Brent, the benchmark for two thirds of the world’s oil, was trading 0.45 per cent higher at $82.29 a barrel at 11.21am UAE time. West Texas Intermediate, the gauge that tracks US crude, was up 0.49 per cent at $77.94 a barrel.

On Tuesday, Opec raised its estimate for global economic growth this year by 0.1 per cent to 2.8 per cent, citing “robust” economic expansion in the second half of 2023.

The group expects oil demand growth of 2.2 million barrels per day for this year, much higher than the International Energy Agency’s estimate of an increase of 1.2 million bpd.

The IEA, which is due to release its monthly oil market report later this week, has previously said that oil demand would come under pressure this year from a consumption slowdown in China, the world’s largest energy importer.

Opec also said that the extension of voluntary cuts by the Opec alliance, which includes Russia, would lead to non-Opec crude production growing by 1.1 million bpd this year, down 120,000 bpd from the group’s previous projection.

This month, several members of the Opec group of oil producers, including Saudi Arabia, the UAE and Kuwait, announced they were extending voluntary supply curbs of 2.2 million bpd into the second quarter to support market balance and stability.

“We think the oil market will tighten already next quarter, driven by voluntary production cuts of Opec member states and lower Russian production, while oil demand remains healthy,” said Giovanni Staunovo, strategist at UBS.
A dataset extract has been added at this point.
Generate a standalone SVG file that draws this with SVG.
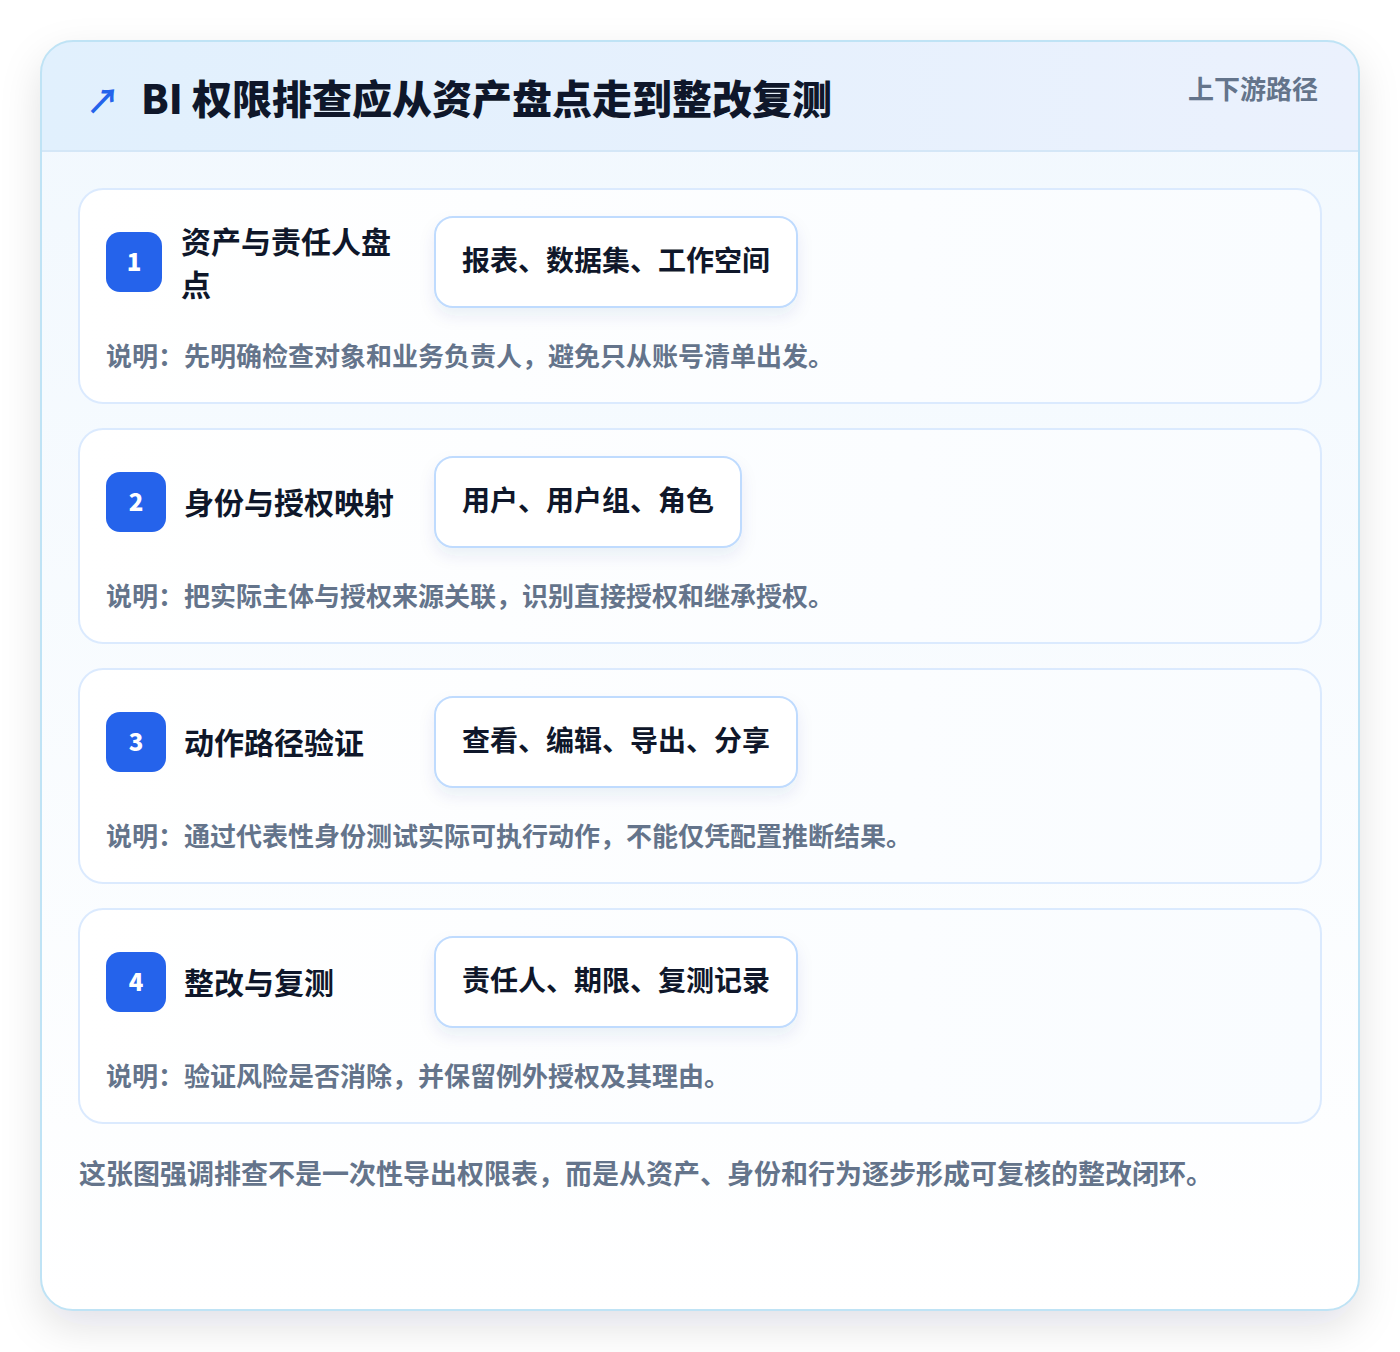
<svg xmlns="http://www.w3.org/2000/svg" width="1400" height="1352" viewBox="0 0 1400 1352">
<defs>
<style>
.f{font-family:"Noto Sans CJK SC","Liberation Sans",sans-serif;font-weight:700}
.title{font-size:40px;fill:#0f172a;font-weight:900}
.meta{font-size:26px;fill:#64748b}
.step{fill:url(#stepG);stroke:#dbeafe;stroke-width:2}
.badge{fill:#2563eb}
.num{font-size:24px;fill:#ffffff;text-anchor:middle;font-weight:900}
.stitle{font-size:30px;fill:#0f172a}
.chip{fill:#ffffff;stroke:#bfdbfe;stroke-width:2}
.chipt{font-size:28px;fill:#0f172a;text-anchor:middle}
.desc{font-size:26px;fill:#64748b}
</style>
<linearGradient id="cardG" x1="0" y1="0" x2="0" y2="1">
<stop offset="0" stop-color="#f1f8fe"/>
<stop offset="1" stop-color="#ffffff"/>
</linearGradient>
<linearGradient id="headG" x1="0" y1="0" x2="1" y2="0">
<stop offset="0" stop-color="#e1f0fd"/>
<stop offset="1" stop-color="#ebf1fd"/>
</linearGradient>
<linearGradient id="stepG" x1="0" y1="0" x2="1" y2="0">
<stop offset="0" stop-color="#ffffff"/>
<stop offset="1" stop-color="#f9fcff"/>
</linearGradient>
<filter id="sh" x="-10%" y="-10%" width="120%" height="125%">
<feDropShadow dx="0" dy="16" stdDeviation="20" flood-color="#0f172a" flood-opacity="0.12"/>
</filter>
<filter id="csh" x="-20%" y="-30%" width="140%" height="180%">
<feDropShadow dx="0" dy="8" stdDeviation="8" flood-color="#1e3a8a" flood-opacity="0.08"/>
</filter>
<clipPath id="cardClip"><rect x="41" y="41" width="1318" height="1269" rx="32"/></clipPath>
</defs>
<rect x="0" y="0" width="1400" height="1352" fill="#ffffff"/>
<g id="card">
<rect x="41" y="41" width="1318" height="1269" rx="32" fill="url(#cardG)" filter="url(#sh)"/>
<g clip-path="url(#cardClip)">
<rect x="41" y="41" width="1318" height="110" fill="url(#headG)"/>
<line x1="41" y1="151" x2="1359" y2="151" stroke="#d4e7f7" stroke-width="2"/>
</g>
<rect x="41" y="41" width="1318" height="1269" rx="32" fill="none" stroke="#bfe3f5" stroke-width="2"/>
</g>
<g id="header">
<text class="f" x="86" y="114" font-size="34" fill="#2563eb">↗</text>
<text class="f title" x="141" y="114">BI 权限排查应从资产盘点走到整改复测</text>
<text class="f meta" x="1318" y="99" text-anchor="end">上下游路径</text>
</g>
<g id="step1">
<rect class="step" x="79" y="189" width="1242" height="214" rx="24"/>
<rect class="badge" x="106" y="232" width="56" height="60" rx="14"/>
<text class="f num" x="134" y="271">1</text>
<text class="f stitle" x="181" y="253">资产与责任人盘</text>
<text class="f stitle" x="181" y="296">点</text>
<rect class="chip" x="435" y="217" width="362" height="90" rx="18" filter="url(#csh)"/>
<text class="f chipt" x="616" y="271">报表、数据集、工作空间</text>
<text class="f desc" x="106" y="366">说明：先明确检查对象和业务负责人，避免只从账号清单出发。</text>
</g>
<g id="step2">
<rect class="step" x="79" y="429" width="1242" height="214" rx="24"/>
<rect class="badge" x="106" y="472" width="60" height="60" rx="14"/>
<text class="f num" x="136" y="511">2</text>
<text class="f stitle" x="184" y="514">身份与授权映射</text>
<rect class="chip" x="435" y="457" width="306" height="90" rx="18" filter="url(#csh)"/>
<text class="f chipt" x="588" y="511">用户、用户组、角色</text>
<text class="f desc" x="106" y="606">说明：把实际主体与授权来源关联，识别直接授权和继承授权。</text>
</g>
<g id="step3">
<rect class="step" x="79" y="669" width="1242" height="214" rx="24"/>
<rect class="badge" x="106" y="712" width="60" height="60" rx="14"/>
<text class="f num" x="136" y="751">3</text>
<text class="f stitle" x="184" y="754">动作路径验证</text>
<rect class="chip" x="435" y="697" width="362" height="90" rx="18" filter="url(#csh)"/>
<text class="f chipt" x="616" y="751">查看、编辑、导出、分享</text>
<text class="f desc" x="106" y="846">说明：通过代表性身份测试实际可执行动作，不能仅凭配置推断结果。</text>
</g>
<g id="step4">
<rect class="step" x="79" y="909" width="1242" height="214" rx="24"/>
<rect class="badge" x="106" y="952" width="60" height="60" rx="14"/>
<text class="f num" x="136" y="991">4</text>
<text class="f stitle" x="184" y="994">整改与复测</text>
<rect class="chip" x="435" y="937" width="362" height="90" rx="18" filter="url(#csh)"/>
<text class="f chipt" x="616" y="991">责任人、期限、复测记录</text>
<text class="f desc" x="106" y="1086">说明：验证风险是否消除，并保留例外授权及其理由。</text>
</g>
<g id="connectors"/>
<g id="footer">
<text class="f desc" x="79" y="1184" style="font-size:27px">这张图强调排查不是一次性导出权限表，而是从资产、身份和行为逐步形成可复核的整改闭环。</text>
</g>
</svg>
Opec may reintroduce some additional barrels into the market by mid-2024 to meet the seasonal growth in demand, Mr Staunovo told The National.

On Tuesday, Russian President Vladimir Putin said that Opec cuts helped in maintaining oil prices and increasing Moscow’s revenue, but warned that it could result in the country losing market share.

“Since oil production declines and it grows in other countries like the US, then Russia may lose markets,” Mr Putin told the state-owned Tass news agency.

In the second quarter, Russia, in co-ordination with some Opec countries, will further reduce its oil production and exports by 471,000 bpd. It has been reducing crude oil and fuel exports by a combined 500,000 bpd in the current quarter.

The US and the EU have imposed dozens of sanctions on Russia, particularly targeting its oil and gas exports, to limit Moscow’s ability to finance its war in Ukraine.

Meanwhile, the US Energy Information Administration has lowered its forecast for global crude production growth this year, citing Opec output cuts.

“Because some Opec members are extending these voluntary production cuts and because Russia added new voluntary production cuts, we now expect oil markets to be much tighter in the [second quarter] than we previously expected,” the EIA said.

The US Department of Energy’s statistical arms expects global oil stocks to decrease by 900,000 bpd in the upcoming quarter of 2024.

It had previously forecast that inventories would likely remain stable during the same period.